L’évolution de la théorie générale du contrat s’est réalisée sous l’impulsion de facteurs économiques (A) et sociaux. (B)
A Par des facteurs d’ordre économique
Il est de tradition française que l’Etat intervienne dans les échanges économiques. Même si aujourd’hui cette immixtion est relativement limitée, elle n’est pas sans influence sur le contrat qui est le moyen par lequel se réalise les échanges économiques. Ainsi le dirigisme contractuel réduit la liberté contractuelle277. Au contrat librement voulu par les parties s’est substitué le contrat dirigé278.

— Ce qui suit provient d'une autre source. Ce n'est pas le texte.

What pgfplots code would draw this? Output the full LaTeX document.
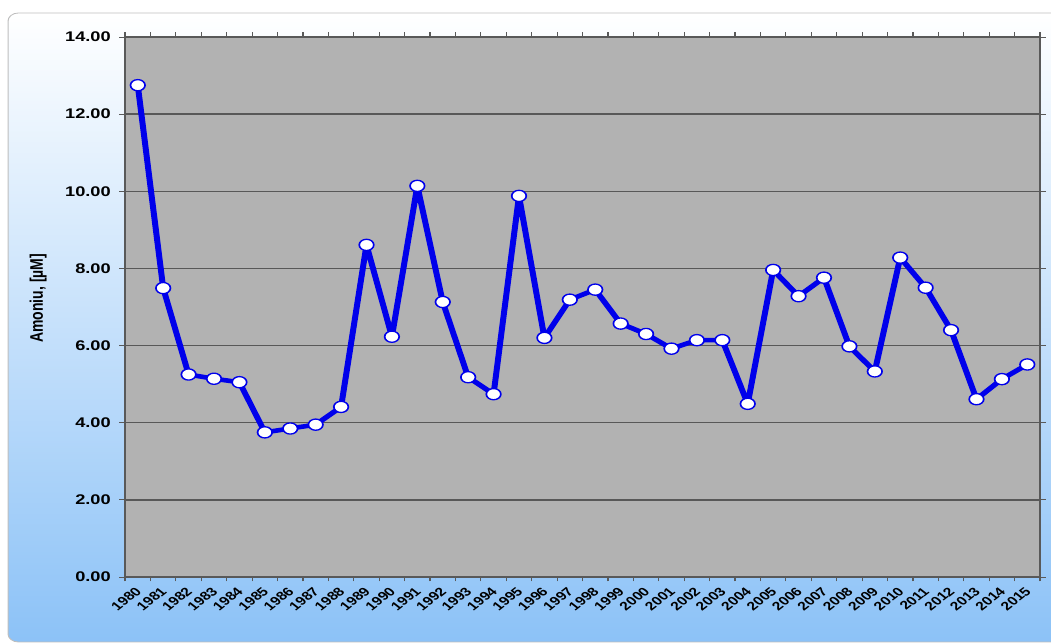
\documentclass[border=0pt]{standalone}
\usepackage{pgfplots}
\pgfplotsset{compat=1.18}
\usepackage{graphicx}
\usepackage{fontspec}
\setmainfont{Liberation Sans}
\definecolor{plotbg}{RGB}{178,178,178}
\definecolor{gridc}{RGB}{88,88,88}
\definecolor{bgtop}{RGB}{255,255,255}
\definecolor{bgmid}{RGB}{224,239,254}
\definecolor{bgbot}{RGB}{140,194,247}
\definecolor{linec}{RGB}{0,0,235}
\definecolor{framec}{RGB}{190,190,190}
\begin{document}
\scalebox{1.3}[1]{%
\begin{tikzpicture}
\useasboundingbox (0,0) rectangle (808.46pt,644pt);
\fill[white] (0,0) rectangle (808.46pt,644pt);
\draw[framec, line width=0.8pt, rounded corners=8pt, top color=bgtop, middle color=bgmid, bottom color=bgbot]
  (6.2pt,2pt) rectangle (830pt,631pt);
\begin{axis}[
  at={(96.2pt,67pt)}, anchor=south west,
  scale only axis, width=703.8pt, height=540pt,
  xmin=-0.5, xmax=35.5, ymin=0, ymax=14,
  axis background/.style={fill=plotbg},
  axis line style={draw=gray!70!black, line width=1pt},
  xtick={-0.5,0.5,...,35.5},
  xticklabels={},
  extra x ticks={0,...,35},
  extra x tick labels={1980,1981,1982,1983,1984,1985,1986,1987,1988,1989,1990,1991,1992,1993,1994,1995,1996,1997,1998,1999,2000,2001,2002,2003,2004,2005,2006,2007,2008,2009,2010,2011,2012,2013,2014,2015},
  extra x tick style={major tick length=0pt, xticklabel style={font=\fontsize{12}{14}\selectfont\bfseries, yshift=-12pt, xshift=1pt, rotate=45, anchor=east, inner sep=0.5pt}},
  ytick={0,2,...,14},
  yticklabels={0.00,2.00,4.00,6.00,8.00,10.00,12.00,14.00},
  tick align=outside,
  major tick length=4.5pt,
  tick style={draw=gray!70!black, line width=0.9pt},
  ymajorgrids,
  major grid style={draw=gridc, line width=1.3pt},
  yticklabel style={font=\fontsize{14}{16}\selectfont\bfseries, xshift=-3pt},
  ylabel={Amoniu, [µM]},
  every axis y label/.style={at={(axis description cs:-0.095,0.516)}, rotate=90, anchor=center, font=\fontsize{14}{16}\selectfont\bfseries},
  clip=false,
]
\addplot[linec, line width=4.6pt, line join=round, mark=*, mark size=5.6pt, mark options={fill=white, draw=linec, line width=1.3pt}]
coordinates {
(0,12.75) (1,7.49) (2,5.25) (3,5.14) (4,5.05) (5,3.75) (6,3.85) (7,3.95) (8,4.41) (9,8.61)
(10,6.23) (11,10.14) (12,7.13) (13,5.18) (14,4.74) (15,9.88) (16,6.20) (17,7.19) (18,7.45) (19,6.57)
(20,6.30) (21,5.92) (22,6.14) (23,6.14) (24,4.49) (25,7.96) (26,7.28) (27,7.76) (28,5.98) (29,5.33)
(30,8.28) (31,7.50) (32,6.40) (33,4.61) (34,5.13) (35,5.51)
};
\end{axis}
\end{tikzpicture}}
\end{document}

274 F. CHABAS, Leçons de droit civil, Monchrestien, 9e éd., Tome 2, 1er vol, p. 22.
275 Voir supra.
276 F. CHABAS, op.cit., p.20.
277 B. STARCK, H. ROLAND, L. BOYER, op.cit., n° 23 : L’orientation de l’économie s’est faite aux dépens de l’autonomie de la volonté. Elle n’a pas eu pour objectif de supprimer la volonté en tant que facteur des contrats et des entreprises, mais de l’endiguer, de la canaliser, de manière qu’elle ne puisse dégénérer en anarchie ou en abus de toutes sortes.

En droit des procédures collectives, ce phénomène se traduit par le fait que les dispositions prises pour assurer le respect du contrat ne sont pas motivées par les principes directeurs du droit commun des obligations mais par des considérations d’ordre économique279. Ces principes sont donc affaiblis, surtout celui de l’autonomie de la volonté et par extension celui de la liberté contractuelle. La volonté des parties ne serait plus le fondement du contrat à cause de l’interventionnisme étatique. Pour une partie de la doctrine, le contrat serait fondé sur des éléments objectifs tels que l’utilité économique pour la satisfaction des besoins des membres du corps social, cette satisfaction ne pouvant être procurée qu’en conformité avec l’intérêt général280 ou la conciliation d’intérêts. Ce raisonnement est conforme à celui du législateur en droit des procédures collectives.
Cependant pour un auteur281, la volonté reste, même si son recul est indéniable, le seul fondement du contrat. L’opinion inverse282 développée par J. Ghestin, soutient que l’autonomie de la volonté, dont la liberté contractuelle est le corollaire, est subordonnée à la justice et à l’utilité publique283. Il remet en cause le dogme de la volonté puisque son postulat de départ, l’égalité des parties, s’est révélé avec le développement économique inexact. Il substitue l’utile et le juste au dogme de l’autonomie de la volonté. Le contrat est économiquement utile, il est l’objet de la satisfaction des besoins des parties ce qui n’est pas le cas de la volonté qui se borne à déterminer les conditions de l’opération284. D’autre part, le contrat ne serait, toujours selon J. Ghestin, obligatoire que s’il est juste285. Le contrat doit être conforme à la justice commutative, peu importe que chacune des parties reçoive l’équivalent de ce qu’elle donne286. Ces fondements justifieraient le rôle croissant du législateur et du juge dans les relations contractuelles, animés par le désir de faire respecter ces principes supérieurs à la volonté. L’utile et le juste seraient les nouveaux principes fondamentaux de la théorie générale du contrat.
Il semble que ses deux théories soient trop extrêmes. Leur combinaison serait mieux à même d’appréhender l’état des fondements de la théorie générale du contrat à l’heure actuelle. L’autonomie de la volonté reste un principe fondateur du contrat mais elle est réduite par la prise en compte d’autres principes que sont le contexte économique et social, l’égalité, la justice, l’équilibre. Ces nouveaux principes issus des droits spéciaux, surtout du droit des procédures collectives, enrichissent la théorie générale des contrats sans remettre totalement en cause ses principes fondateurs traditionnels.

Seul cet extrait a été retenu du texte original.